To judge college applicants most fairly, they should be judged on factors within their control. Test scores, GPA, extracurriculars, and writing prompts are all within an applicant’s control to make the best application possible. However, race, color, religion, and national origin are all out of an applicant’s control. To weigh one student over another for status in one of those protected classes is to diminish personal responsibility. Rather, admissions decisions should follow the dream explained at the Lincoln Memorial when Martin Luther King Jr. said, “I have a dream that my four little children will one day live in a nation where they will not be judged by the color of their skin but by the content of their character.” Factors within an applicant’s control demonstrate the content of his/her character. The color of the applicant’s skin says nothing meaningful about the student’s character.

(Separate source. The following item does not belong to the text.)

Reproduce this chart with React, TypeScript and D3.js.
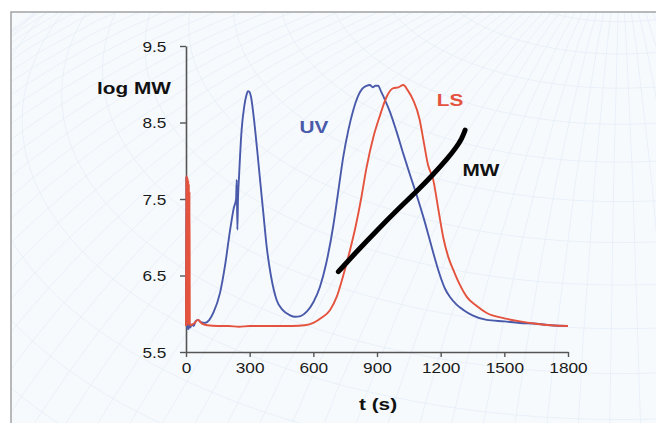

The College Board attempted as recently as 2019 to engrain the SATs into race-based admissions, as well. A much-maligned proposal that never became enacted due to pushback, the Dashboard Adversity Index sought to give a numerical score to inform admission officials about perceived adversity. That would measure wealth in the area of residence, historical performance of the high school/district, race, and more. None of these factors are within the control of the applicant. Every factor would inherently punish students for being born in the wrong place or for being the wrong color that the admissions team prefers. It would punish parents for taking their children to wealthier and more successful schools to give them a better educational foundation. These are the immoral consequences of overcorrecting for the past.

The process to admit based on race has not lived up to its intentions. Asian students were hurt along with white students. In fact, Students for Fair Admissions is a group meant to represent Asian students. That final decisive ruling to end affirmative action was ruled based on discrimination against both white students and Asian students. To discriminate against Asians as if it is correcting some past injustice (the main supporting point for race-based admissions policies) is to ignore the past injustice that Asians have also faced in America. More specifically, Asian students suffered from the same discrimination as other minorities did in the segregated school era. The Gong Lum v. Rice case from 1927 ruled to uphold the precedent set in Plessy v. Ferguson in application to Asian students and claimed that Asian students may be classified as “colored.” As a result, Asian students were often sent to colored schools along with other minorities. Affirmative action policies seek to right that wrong practice but discriminate against a group that suffered from the practice.

For these reasons, race-based admissions are a deep wound in the education system that the Supreme Court has allowed to start the healing process, while proponents of affirmative action have only argued in a roundabout way to justify the same discrimination that the civil rights movement fought so hard to eliminate.

Moving Forward

When race-based admissions were established, there is no doubt that there was good intent behind it. To correct past injustice and bring the education system closer to achieving equity is a noble cause in theory. In practice, it discriminates against people who are undeserving. To correct the residual inequalities, they must be addressed in a way that does not inherently punish others. In terms of education, the fairest approach is blind admissions. Admissions decisions should be based on only what is truly representative of the individual and not broad ideas on what would be equitable for a large group as a whole. Mentions of race should be limited to only where it is necessary. For example, an applicant may have a story of experiencing racism that he/she wants to use in a personal statement. The fact that the applicant is a minority or not, however, should never be the basis or even a factor in determining something so critical as college admissions. As a result of the Supreme Court’s actions to strike down race-based admissions, the educational sphere has become just.